Full Name: Hocke, Gustav René
Gender: male
Date Born: 1908
Date Died: 1985
Home Country/ies: Germany
Subject Area(s): Mannerist (Renaissance-Baroque style), philology, and philosophical anthropology
Career(s): art critics and art historians
Overview
Journalist and art historian; employed Geistgeschichte mode in his philological and art-historical studies of Mannerism. Hocke studied in Bonn under the literary historian Ernst Robert Curtius (1886-1956) (whose grandfather was the archaeologist/art historian Ernst Curtius), under whom he wrote his dissertation in 1934. As a journalist for the Cologne newspaper, he observed of the rise of national socialism, and, as their correspondent in Italy, observed fascism there as well as the Roman underground. After the Second World War, he again worked again as a journalist in Italy. He published a novel, Der tanzende Gott (The Dancing God), in 1948. His interest in primary source documentation resulting in the following year’s publication of artist’s letters, Europäische Künstlerbriefe. In 1957 he published his Die Welt als Labyrinth his theory of the continual resurfacing of Manneristic tendenices in European art. The book was highly influential for subsequent art historians such as Jacques Bousquet.
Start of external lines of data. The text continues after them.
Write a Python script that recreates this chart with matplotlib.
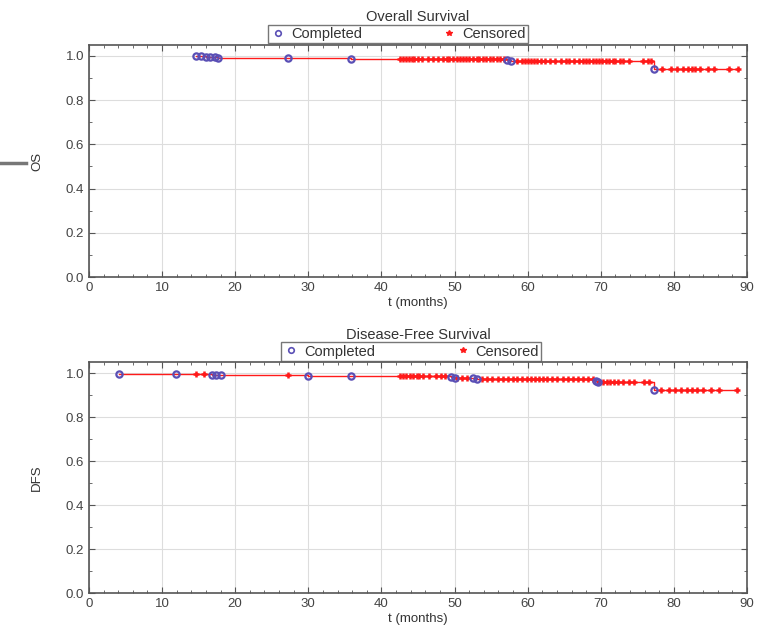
import numpy as np
import matplotlib
matplotlib.use("Agg")
import matplotlib.pyplot as plt
from matplotlib.ticker import MultipleLocator
from matplotlib.lines import Line2D

plt.rcParams['font.family'] = ['Liberation Sans', 'DejaVu Sans']

# overall survival: event ("completed") times and survival after each event
os_event_t = [14.6, 15.3, 16.0, 16.6, 17.2, 17.7, 27.2, 35.9, 57.2, 57.7, 77.3]
os_event_s = [0.999, 0.998, 0.997, 0.996, 0.995, 0.993, 0.990, 0.987, 0.982, 0.978, 0.942]
os_cens_t = [42.6, 43.0, 43.3, 43.8, 44.2, 44.5, 45.0, 45.6, 46.3, 47.0, 47.8, 48.4,
             48.9, 49.3, 49.8, 50.3, 50.7, 51.2, 51.6, 52.0, 52.5, 53.0, 53.4, 53.9,
             54.3, 54.8, 55.3, 55.8, 56.2, 56.7, 58.6, 59.2, 59.7, 60.1, 60.5, 60.9,
             61.3, 61.8, 62.3, 63.0, 63.8, 64.5, 65.2, 65.6, 66.4, 67.0, 67.5, 68.0,
             68.4, 68.9, 69.3, 69.8, 70.2, 70.7, 71.1, 71.6, 72.0, 72.6, 73.1, 73.8,
             75.8, 76.4, 76.9, 78.3, 79.6, 80.4, 81.3, 81.9, 82.5, 82.9, 83.5, 84.6,
             85.5, 87.5, 88.7]

# disease-free survival
dfs_event_t = [4.1, 11.9, 16.8, 17.4, 18.0, 29.9, 35.9, 49.5, 50.0, 52.5, 53.0, 69.3, 69.6, 77.3]
dfs_event_s = [0.997, 0.994, 0.992, 0.991, 0.990, 0.988, 0.986, 0.982, 0.979, 0.976,
               0.972, 0.965, 0.958, 0.923]
dfs_cens_t = [14.7, 15.7, 27.2, 42.5, 43.0, 43.4, 43.9, 44.3, 44.8, 45.2, 45.7, 46.5,
              47.5, 48.2, 48.7, 50.4, 51.0, 51.7, 53.8, 54.4, 55.1, 55.9, 56.6, 57.3,
              58.0, 58.6, 59.2, 59.9, 60.5, 61.0, 61.6, 62.1, 62.7, 63.3, 64.0, 64.8,
              65.5, 66.2, 66.9, 67.5, 68.3, 68.9, 69.8, 70.3, 70.8, 71.3, 71.8, 72.4,
              73.0, 73.8, 74.5, 75.9, 76.6, 78.2, 79.3, 80.1, 81.0, 81.8, 82.4, 83.1,
              84.0, 85.0, 86.2, 88.6]

panels = [
    ("Overall Survival", "OS", os_event_t, os_event_s, os_cens_t, 0.47),
    ("Disease-Free Survival", "DFS", dfs_event_t, dfs_event_s, dfs_cens_t, 0.49),
]

fig = plt.figure(figsize=(7.6, 6.29), dpi=100)
rects = [[0.117, 0.5596, 0.866, 0.369], [0.117, 0.0572, 0.866, 0.367]]

blue = '#5a4fb5'
red = '#ff1a1a'
gray = '#555555'

for rect, (title, ylab, et, es, ct, legx) in zip(rects, panels):
    ax = fig.add_axes(rect)
    et = np.array(et)
    es = np.array(es)
    ct = np.array(ct)
    # survival level at each censoring time (last event before it)
    idx = np.searchsorted(et, ct, side='right') - 1
    cs = np.where(idx >= 0, es[np.clip(idx, 0, None)], 1.0)

    lt = np.append(et, ct.max())
    ls = np.append(es, es[-1])
    ax.plot(lt, ls, drawstyle='steps-post', color=red, lw=1.0, zorder=2)
    ax.plot(ct, cs, linestyle='none', marker='+', ms=4.5, mew=1.8, color=red, zorder=3)
    ax.plot(et, es, linestyle='none', marker='o', ms=4.5, mfc='none', mew=1.6,
            mec=blue, zorder=4)

    ax.set_xlim(0, 90)
    ax.set_ylim(0, 1.05)
    ax.xaxis.set_major_locator(MultipleLocator(10))
    ax.xaxis.set_minor_locator(MultipleLocator(2))
    ax.yaxis.set_major_locator(MultipleLocator(0.2))
    ax.yaxis.set_minor_locator(MultipleLocator(0.1))
    ax.yaxis.set_major_formatter(matplotlib.ticker.FormatStrFormatter('%.1f'))
    ax.grid(True, which='major', color='#dddddd', lw=0.8)
    ax.set_axisbelow(True)
    ax.tick_params(which='both', direction='in', top=True, right=True, colors=gray,
                   labelcolor='#444444', labelsize=9.5)
    ax.tick_params(which='major', length=4)
    ax.tick_params(which='minor', length=2)
    for sp in ax.spines.values():
        sp.set_color(gray)
        sp.set_linewidth(1.2)
    ax.set_xlabel("t (months)", fontsize=9.5, color='#333333', labelpad=2)
    ax.set_ylabel(ylab, fontsize=9.5, color='#333333', labelpad=16)
    ax.set_title(title, fontsize=10.5, color='#333333', pad=17)

    handles = [
        Line2D([], [], linestyle='none', marker='o', ms=4, mfc='none', mew=1.2, mec=blue),
        Line2D([], [], linestyle='none', marker='*', ms=4, color=red),
    ]
    leg = ax.legend(handles, ["Completed", "Censored"], ncol=2, loc='lower center',
                    bbox_to_anchor=(legx, 1.0), fontsize=10.5, frameon=True,
                    fancybox=False, edgecolor=gray, borderpad=0.15, handletextpad=0.4,
                    columnspacing=5.5, handlelength=1.0, borderaxespad=0.1,
                    labelcolor='#333333')
    leg.get_frame().set_linewidth(1.0)

# grey mark left of the OS label in the original image
fig.add_artist(Line2D([0.0, 0.034], [0.741, 0.741], color='#777777', lw=2.5))

fig.savefig("out.png", dpi=100)
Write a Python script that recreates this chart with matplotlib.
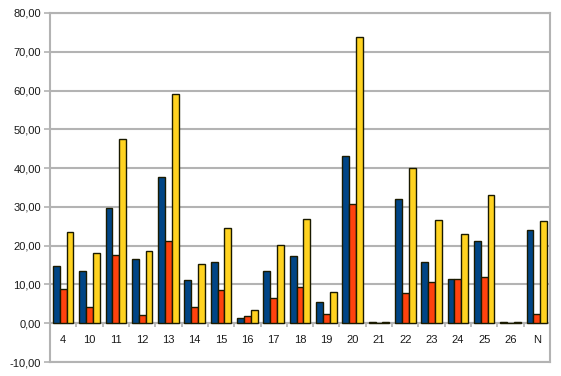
import numpy as np
import matplotlib
matplotlib.use('Agg')
import matplotlib.pyplot as plt
from matplotlib.ticker import FuncFormatter

plt.rcParams['font.family'] = ['Liberation Sans', 'DejaVu Sans']

categories = ['4', '10', '11', '12', '13', '14', '15', '16', '17', '18',
              '19', '20', '21', '22', '23', '24', '25', '26', 'N']
blue = [14.8, 13.5, 29.8, 16.6, 37.7, 11.2, 15.8, 1.4, 13.5, 17.4,
        5.6, 43.1, 0.4, 32.0, 15.7, 11.4, 21.2, 0.2, 24.0]
red = [8.8, 4.3, 17.6, 2.0, 21.2, 4.3, 8.6, 1.8, 6.6, 9.4,
       2.3, 30.7, 0.1, 7.9, 10.6, 11.4, 11.9, 0.1, 2.3]
yellow = [23.5, 18.2, 47.5, 18.7, 59.1, 15.3, 24.5, 3.3, 20.2, 26.9,
          8.1, 73.7, 0.4, 39.9, 26.6, 23.0, 33.0, 0.2, 26.4]

GRID = '#b3b3b3'

fig = plt.figure(figsize=(5.61, 3.76), dpi=100)
ax = fig.add_axes([50 / 561, 14 / 376, 500 / 561, 349 / 376])

x = np.arange(len(categories))
w = 0.26
edge = dict(edgecolor='#1a1a00', linewidth=1.0, zorder=3)
ax.bar(x - w, blue, w, color='#004586', **edge)
ax.bar(x, red, w, color='#ff420e', **edge)
ax.bar(x + w, yellow, w, color='#ffd320', **edge)

ax.set_xlim(-0.5, len(categories) - 0.5)
ax.set_ylim(-10, 80)
ax.set_yticks(np.arange(-10, 81, 10))
ax.yaxis.set_major_formatter(FuncFormatter(lambda v, p: f'{v:.2f}'.replace('.', ',')))
ax.tick_params(axis='y', length=4.5, width=1.2, color=GRID, labelsize=8, pad=2, labelcolor='#1a1a1a')
ax.set_xticks([])

ax.grid(axis='y', color=GRID, linewidth=1.5, zorder=0)
ax.set_axisbelow(True)
for s in ax.spines.values():
    s.set_color(GRID)
    s.set_linewidth(1.5)

# zero line and category separators
ax.axhline(0, color=GRID, linewidth=1.5, zorder=2)
ax.vlines(x[:-1] + 0.5, -0.9, 0, color=GRID, linewidth=1.2, zorder=2)
for i, c in enumerate(categories):
    ax.text(i, -4.3, c, ha='center', va='center', fontsize=8, color='#1a1a1a')

fig.savefig('out.png', dpi=100)
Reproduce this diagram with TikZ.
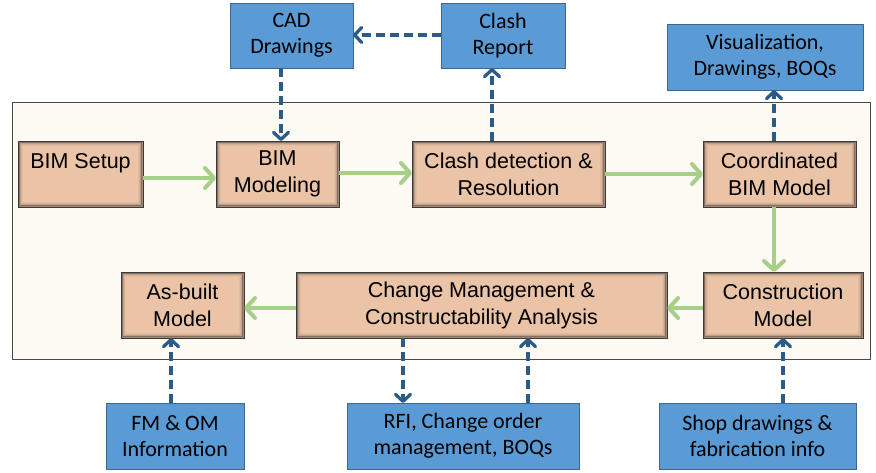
\documentclass[tikz,border=0pt]{standalone}
\usepackage{fontspec}
\setmainfont{Liberation Sans}
\newfontfamily\calibrifont{Carlito}
\usetikzlibrary{arrows.meta}

\definecolor{procfill}{HTML}{EBC4A8}
\definecolor{procline}{HTML}{3A3A3A}
\definecolor{docfill}{HTML}{5B9BD5}
\definecolor{docline}{HTML}{3B6790}
\definecolor{flowgreen}{HTML}{A6D08A}
\definecolor{linkblue}{HTML}{2B5C88}
\definecolor{panelfill}{HTML}{FDFAF3}
\definecolor{panelline}{HTML}{4A4A4A}

\tikzset{
  proc/.style={draw=procline, fill=procfill, line width=0.8pt,
    inner sep=0pt, outer sep=0pt, align=center,
    font=\fontsize{21.5}{27}\selectfont,
    path picture={
      \foreach \d/\o in {0.9/0.30,2.1/0.18,3.3/0.09,4.5/0.04}
        \draw[black, opacity=\o, line width=1.3pt]
          ([shift={(\d pt,-\d pt)}]path picture bounding box.north west) rectangle
          ([shift={(-\d pt,\d pt)}]path picture bounding box.south east);
    }},
  doc/.style={draw=docline, fill=docfill, line width=0.9pt,
    inner sep=0pt, outer sep=0pt, align=center,
    font=\calibrifont\fontsize{22}{26}\selectfont},
  flow/.style={draw=flowgreen, line width=4pt,
    -{Straight Barb[length=9pt, width=20pt, round]}},
  link/.style={draw=linkblue, line width=3.3pt, dash pattern=on 9pt off 5pt,
    -{Straight Barb[length=7pt, width=15pt, round]}},
}

\begin{document}
\begin{tikzpicture}[x=1pt, y=-1pt]
  \useasboundingbox (0,0) rectangle (876,472);

  % lifecycle panel
  \node[draw=panelline, fill=panelfill, line width=0.8pt, inner sep=0pt,
        minimum width=858pt, minimum height=257pt] (panel) at (441,230.5) {};

  % process steps
  \node[proc, minimum width=125pt, minimum height=66pt] (setup)  at (80.5,174)  {BIM Setup\\\mbox{}};
  \node[proc, minimum width=123pt, minimum height=66pt] (model)  at (277.5,174) {BIM\\Modeling};
  \node[proc, minimum width=193pt, minimum height=66pt] (clash)  at (508.5,174) {Clash detection \&\\Resolution};
  \node[proc, minimum width=153pt, minimum height=66pt] (coord)  at (779.5,174) {Coordinated\\BIM Model};
  \node[proc, minimum width=123pt, minimum height=66pt] (asbuilt) at (182.5,305) {As-built\\Model};
  \node[proc, minimum width=371pt, minimum height=66pt] (change) at (481.5,305) {Change Management \&\\Constructability Analysis};
  \node[proc, minimum width=160pt, minimum height=66pt] (constr) at (783,305)   {Construction\\Model};

  % documents and information exchanged
  \node[doc, minimum width=123pt, minimum height=65pt] (cad)    at (291.5,35.5) {CAD\\Drawings};
  \node[doc, minimum width=124pt, minimum height=65pt] (report) at (503,35.5)   {Clash\\Report};
  \node[doc, minimum width=196pt, minimum height=66pt] (vis)    at (765,57)     {Visualization,\\Drawings, BOQs};
  \node[doc, minimum width=138pt, minimum height=66pt] (fm)     at (175,436)    {FM \& OM\\Information};
  \node[doc, minimum width=232pt, minimum height=66pt] (rfi)    at (463,436)    {RFI, Change order\\management, BOQs};
  \node[doc, minimum width=197pt, minimum height=66pt] (shop)   at (757.5,436)  {Shop drawings \&\\fabrication info};

  % main workflow
  \draw[flow] (setup.east |- 0,178) -- (model.west |- 0,178);
  \draw[flow] (model.east |- 0,173) -- (clash.west |- 0,173);
  \draw[flow] (clash.east |- 0,174) -- (coord.west |- 0,174);
  \draw[flow] (coord.south -| 774,0) -- (constr.north -| 774,0);
  \draw[flow] (constr.west |- 0,308) -- (change.east |- 0,308);
  \draw[flow] (change.west |- 0,308) -- (asbuilt.east |- 0,308);

  % information links
  \draw[link] (cad.south -| 281,0) -- (model.north -| 281,0);
  \draw[link] (clash.north -| 492,0) -- (report.south -| 492,0);
  \draw[link] (report.west |- 0,35) -- (cad.east |- 0,35);
  \draw[link] (coord.north -| 774,0) -- (vis.south -| 774,0);
  \draw[link] (fm.north -| 171,0) -- (asbuilt.south -| 171,0);
  \draw[link] (change.south -| 403,0) -- (rfi.north -| 403,0);
  \draw[link] (rfi.north -| 528,0) -- (change.south -| 528,0);
  \draw[link] (shop.north -| 783,0) -- (constr.south -| 783,0);
\end{tikzpicture}
\end{document}
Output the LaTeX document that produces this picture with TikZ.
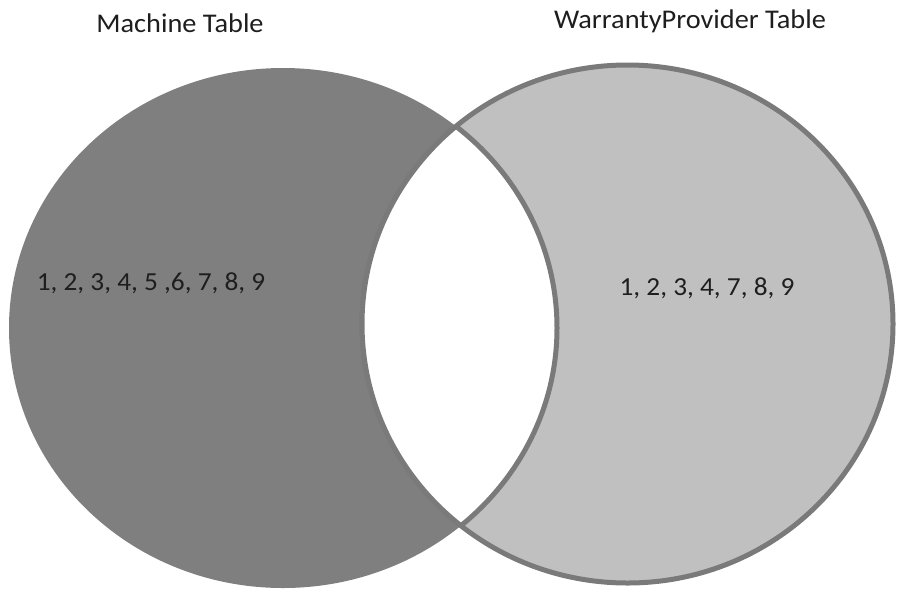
\documentclass[tikz,border=0pt]{standalone}
\usepackage{fontspec}
\setmainfont{Carlito}[FakeStretch=1.05]
\definecolor{darkfill}{HTML}{7F7F7F}
\definecolor{lightfill}{HTML}{C0C0C0}
\definecolor{rimgray}{HTML}{7A7A7A}
\definecolor{txt}{HTML}{1E1E1E}
\tikzset{
  titletext/.style={text=txt, inner sep=0pt, font=\fontsize{27}{30}\selectfont},
  settext/.style={text=txt, inner sep=0pt, font=\fontsize{26}{29}\selectfont},
  rim/.style={draw=rimgray, line width=5pt}
}
\begin{document}
\begin{tikzpicture}[x=1pt,y=-1pt]
\useasboundingbox (0,0) rectangle (897,590);
\def\leftset{(283,328) ellipse [x radius=274, y radius=260]}
\def\rightset{(627.5,324) ellipse [x radius=265.5, y radius=259]}
% left set
\fill[darkfill] \leftset;
% right set
\fill[lightfill] \rightset;
\draw[rim] \rightset;
% intersection (white lens)
\begin{scope}
  \clip \leftset;
  \fill[white] \rightset;
\end{scope}
% right edge of lens
\begin{scope}
  \clip \rightset;
  \draw[rim] \leftset;
\end{scope}
% left edge of lens
\begin{scope}
  \clip \leftset;
  \draw[rim] \rightset;
\end{scope}
\node[titletext] (title1) at (180,23) {Machine Table};
\node[titletext] (title2) at (690,21) {WarrantyProvider Table};
\node[settext] (set1) at (151,283) {1, 2, 3, 4, 5 ,6, 7, 8, 9};
\node[settext] (set2) at (707,288) {1, 2, 3, 4, 7, 8, 9};
\end{tikzpicture}
\end{document}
Throughout his writing, Hocke employs a Geistgeschichte approach to his art history. This was the belief that an art object reflects an artist’s personal expression, not a struggle between, for example, abstraction and naturalism. Geistgeschichte was most fully developed through the Vienna-school art historian Max Dvořák, whom Hocke seems to have used in his conception of the Italian Mannerists as a decline in form reflecting a decline in their spirit(uality).
Selected Bibliography
[dissertation:] Lukrez in Frankreich von der Renaissance bis zur Revolution. Ph.D, Bonn, 1934, published, Cologne: Buchdruckerei dr. P. Kerschgens, 1935; Die Welt als Labyrinth: Manier und Manie in der europäischen Kunst. Hamburg: Rowohlt, 1957; Manierismus in der Literatur: Sprach-Alchimie und esoterische Kombinationskunst. Hamburg: Rowohlt 1959; Malerei der Gegenwart: der Neo-Manierismus: vom Surrealismus z. Meditation. Wiesbaden/Munich: Limes, 1975; and Weis, Helmut. Ernst Fuchs:das graphische Werk. Berlin: Jugend und Volk, 1967; Der tanzende Gott: Roman. Munich: Nymphenburger Verlagshandlung, 1948; edited, Europäische Künstlerbriefe: Bekenntnisse zum Geist. Bad Salzig: K. Rauch, 1949.
Sources
Kleinbauer, W. Eugene. Research Guide to the History of Western Art. Sources of Information in the Humanities, no. 2. Chicago: American Library Association, 1982, p. 154; Kleinbauer, W. Eugene. Modern Perspectives in Western Art History: An Anthology of 20th-Century Writings on the Visual Arts. New York: Holt, Rinehart and Winston, 1971, p. 98; Bazin 189; Cheney, Liana De Girolami. “Preface.” Readings in Italian Mannerism. New York: Peter Lang, 1997, p. xxvii; Hocke, Gustav René. Das verschwundene Gesicht: ein Abenteuer in Italien. Leipzig: K. Rauch, 1939; Busch, Jutta, and Pauly, Albert. Hommage à Gustav René Hocke: die Welt als Labyrinth. Viersen: Verein für Heimatpflege, 1989; Hocke, Gustav Rene, and Haberland, Detlef. Im Schatten des Leviathan: Lebenserinnerungen 1908-1984. Munich: Deutscher Kunstverlag, 2004.